# Fire marshal warns of restaurant inspection ripoff



## mark handler (Feb 8, 2012)

Fire marshal warns of restaurant inspection ripoff

By TIFFANY REVELLE The Daily Journal

Updated:   02/08/2012 12:20:27 AM PST

http://www.ukiahdailyjournal.com/ci_19917000?source=most_viewed

What's been happening to some local restaurants may be legal, but it isn't very nice, according to Ukiah Fire Marshal Chuck Yates.

Contractors from outside Mendocino County visit restaurants -- particularly those whose owners or employees don't speak fluent English -- claiming to be "from the fire marshal" and talk them into letting the contractor inspect the hood over the kitchen stove, then charge double what a local contractor would charge, according to Yates.

"I don't send people there," Yates said. "They also demand cash payment."

Fire code requires that a restaurant or other commercial kitchen must have the hood over its kitchen stove tested every six months to ensure its fire suppression system is in working order, Yates notes. Grease-laden vapors can cause oil buildup and increase the risk of a fire over time, triggering the need for an inspection, he said.

When it's working, nozzles inside the hood that are pointed down at the cooking surfaces release a mixture of water and flame retardant on a fire that gets hot enough to trip the system, which can also be activated by pulling an alarm switch on the wall.

Typically, a restaurant owner will stick with the same contractor to do the twice-a-year inspection, but Yates says a Los Angeles contractor has been coming up to Mendocino and Lake counties and looking for someone who will succumb to what he says is an intimidation tactic.

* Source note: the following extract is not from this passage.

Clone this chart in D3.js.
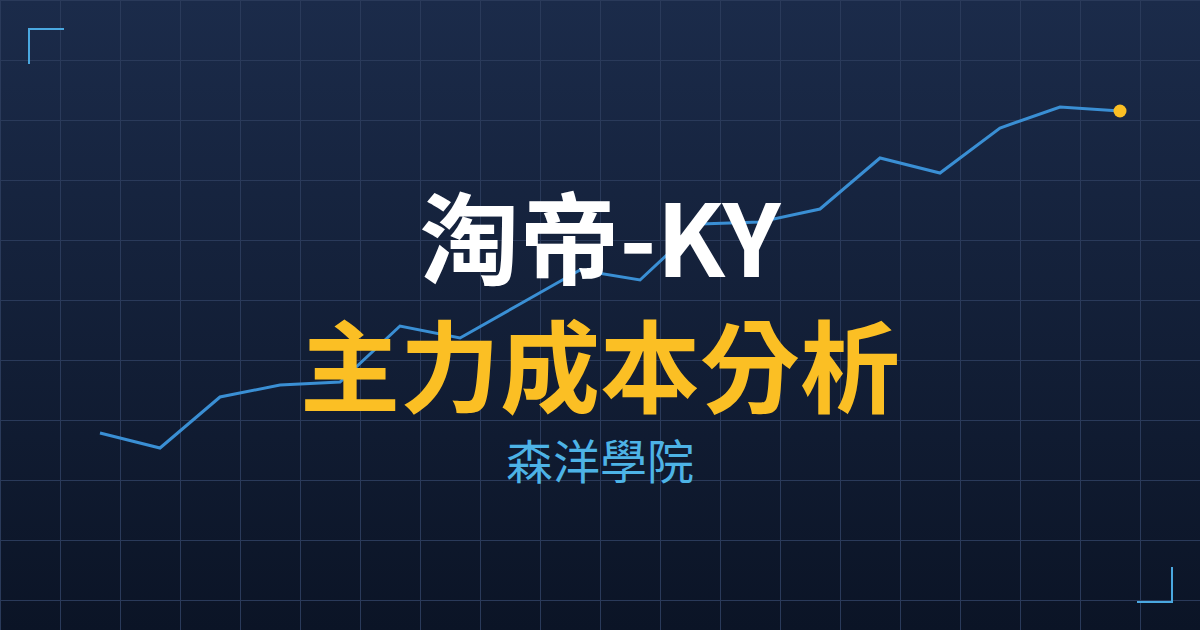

"What they're after is an employee, manager or owner who isn't too fluentn English, and I'm told what they do is say they're from the fire marshal," Yates said.

He notes they leave a tag on the inspected hood showing the contractor is legally licensed to do such inspections, so the practice is legal. He also notes he can't promote one business over another.

But the issue raised such concern that two special meetings were held at Ukiah City Hall to answer questions from restaurant owners.

Yates heard recently from the former owner of an Asian food restaurant on South State Street, which has since changed hands and become Anna's Bistro, serving Chinese and Japanese food.

The former owner, according to Yates, spoke fluent English, but the contractor caught employees when the owner wasn't there about four months ago.

Local contractor Stan Smith, who does commercial kitchen inspections for a list of local clients, notes they should cost about $175 on average, including parts that need to be routinely replaced.

"We're not an enforcement agency," he notes. "We're just offering a service."

Yates notes that the Southern California contractors who use the scare tactics and inflated prices don't limit their visits to Ukiah, and said he hopes restaurant owners or employees, if they are visited by someone claiming to be from the fire marshal's office, will contact their local fire marshal before agreeing to such an inspection.

The phone number for the Ukiah fire marshal's office is 463-6264.

Tiffany Revelle can be reached at udjtr@pacific.net, or at 468-3523.


----------



## fireguy (Feb 8, 2012)

Uncomfortabably close to fraud.


----------